Infants Are Commonly Described as Resilient Beings

Infants are often described as resilient —
able to adapt well even when environments change,
and able to recover quickly from temporary anxiety or deprivation.
Because of this, infancy is often spoken of as a time when “even if problems happen, it’s okay.”

But a critical misunderstanding is hidden inside this belief.
What does resilience in infancy actually mean?


Does It Simply Mean a Large Capacity for Change?

Infancy is indeed a period of enormous change.
The brain forms connections rapidly, functions are not yet fixed,
and a single experience simultaneously affects emotional, cognitive, and physical development.

Because of this, people say, “Infants change a lot with even small stimulation.”
But this describes plasticity more than resilience.

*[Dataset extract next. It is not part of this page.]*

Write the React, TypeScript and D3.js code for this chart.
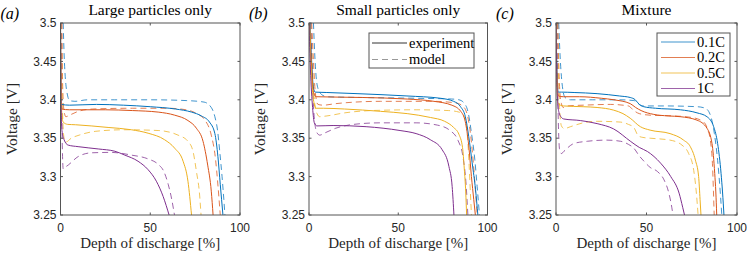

Plasticity means that form has not yet solidified.
It means one can be easily shaped —
not that one will necessarily recover in a healthy way.


Then What Is Resilience?

In developmental theory, resilience refers to the capacity to maintain or reorganize function even after damage or stress.
The key point here is not “returning to the original state.”

Infants do not necessarily recover in the same way.
Instead, they maintain function by detouring through:

  • different neural circuits
  • different emotional strategies
  • heightened environmental sensitivity

Thus, infants do not collapse — at least on the surface.


The Trap Behind “They Seem Fine”

Here is where the concept of resilience becomes dangerous.
Even in adverse situations, infants:

  • cry less
  • lower their demands
  • rapidly adjust themselves to their environment

So adults often say:

“They’re growing better than expected.”
“Children forget quickly.”

But in many cases, this is not recovery — it is premature adaptation.
Infants cannot change their environment, so they change themselves.
Because that is the only way to survive.


Is Fast Adaptation Always Healthy?

Resilience in infancy does not mean “recovering as if nothing happened.”
More accurately:

Infants are not beings who recover quickly —
they are beings who adapt quickly.

That adaptation may hide problems in the short term,
but can leave long-term costs that emerge only in adulthood:

  • unexplained anxiety
  • excessive self-regulation
  • relational tension
  • unexplained bodily reactions

These are often traces of adaptation that happened too early.


Resilience Is Hope — But Not a Pardon

Infant resilience is certainly hopeful.
It shows that humans are not easily broken.

But when the concept is misused,
environmental responsibility disappears and only personal “strength” is emphasized.

“They turned out fine anyway.”

This phrase can become a pardon that quietly says,
“There was no other choice back then.”


We Need to Redefine Resilience

Infant resilience does not mean that nothing was wrong.
It means something was endured.

And the fact that something was endured does not mean
it no longer needs care —
it may instead be a signal that explanation and adjustment are needed.

Infancy has passed,
but the adaptations formed then are still operating within us.

Understanding this is not about blaming the past —
it is about interpreting our present difficulties justly.